I reloaded the micro-SD from scratch using the 0.18 Octopi and 1.4.2 of OctoPrint. Am going to hold off updating to any of the 1.5.x version for know till I see a fix or solution. Thanks for the help on the roll back, never could get it to work.

Let us know if you either continue to have issues, or if it is issue free. From our perspective, it would be nice if you could keep a backup of the current SD card (using an imaging tool) & try and update again to see if it causes the same problems... but I appreciate you may not want to. Depends, we still can't find a pattern to these problems.

1 Like

For now I still lack any kind of clue, so just keep the updates coming I guess. Needless to say I cannot reproduce this at all here.

1 Like

I don't see a serial exception there, that's a timeout. This topic was about SerialException only, to try and work out a pattern.

I'm gonna jump in here, even though I am not experiencing the problem right now. I try to run with the minimal amount of plug-ins anyway.

I think foosel is both correct (that she didn't change any code to the serial port handler), and incorrect that problem occurred when the upgraded code was added.

Here's my take, after years of writing embedded code (which is basically what Octoprint is) and dealing with multiple languages: I think we are seeing the real-time limitations of Python.

Python is a dynamic language running with two parts: A language interpreter, and a garbage collector. The garbage collector runs in the background cleaning and scavenging memory of the dynamic parts of the language, both of which are memory and CPU hogs. The language interpreter is also a hog, and that is interesting to note that even Java has a pre-compiler for performance reasons.

Serial port timeouts and serial exceptions is a sure indication that the software can't get back to the USART (the hardware that controls the USB) hardware quick enough to extract a byte out of the USART before the next one comes in. In this case, it is the Python library(or Raspbian) that is doing this based on a hardware interrupt by the USART. I don't know how the Python library is written, nor how preemptive scheduling works on Raspbian, but I suspect that the load of Python stuff is preventing the interrupt of the USART from extracting the data properly from the USART, thus giving the errors. That's probably why 1.4 works fine, but 1.5 doesn't, simply because of the added stuff in 1.5.
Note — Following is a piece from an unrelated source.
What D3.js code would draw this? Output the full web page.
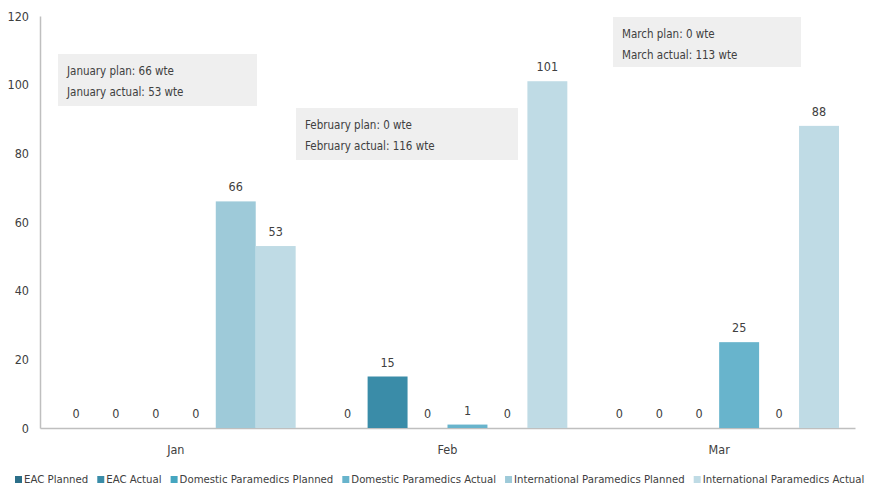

What can be done? Dunno. It's no surprise that Marlin (which is written in C) performs so well even on 8 bit processors). C is a static compiled language that needs no background processes running, With a real-time OS (or no OS), timing is generally not an issue unless the software is designed poorly. Software design and software architecture is a major problem when building complex systems, and I have personally "fixed" many complex systems by having the developer document their architecture and when that is done, the problems are immediately obvious. My last position (before I retired) was Head of IT Architecture in a major airlines, so I have some experience in these matters.

The higher up the abstraction you get in computer languages, the worse your performance will be.

Perhaps running faster processors will solve the problem. I.e.: Kill it with hardware.

I notice on my Octoprint 1.5 on a Pi 2B+ (with only a couple of plug-ins running, my CPU load is approaching 70%, and the processor is throttling back based on heat). 1.4 never got that type of load. I probably won't upgrade Octoprint without getting a Pi 4B+.

If I where re-writing Octoprint (which I won't be), I probably would write it in C or C++ (C++ can be made static) for performance reasons.

Just my $.02. Better put on my asbestos suit.

I'm using Octoprint 1.5.2 on a Pi3 and even with the webcam stream open in my browser, I barely see system load higher than 0.2, CPU cores stays under 12% most of time and three quarters of RAM are free, still I experienced some kind of port timeout (even if not the same as most of users here).
I'm afraid you can't kill this with hardware.

On the other hand, I installed the "Dry Run" plugin and tried to simulate some Benchy prints after taping the + pin on my USB cable, and it seems that the timeouts are not occurring anymore... I'll try some real print in the next days and see.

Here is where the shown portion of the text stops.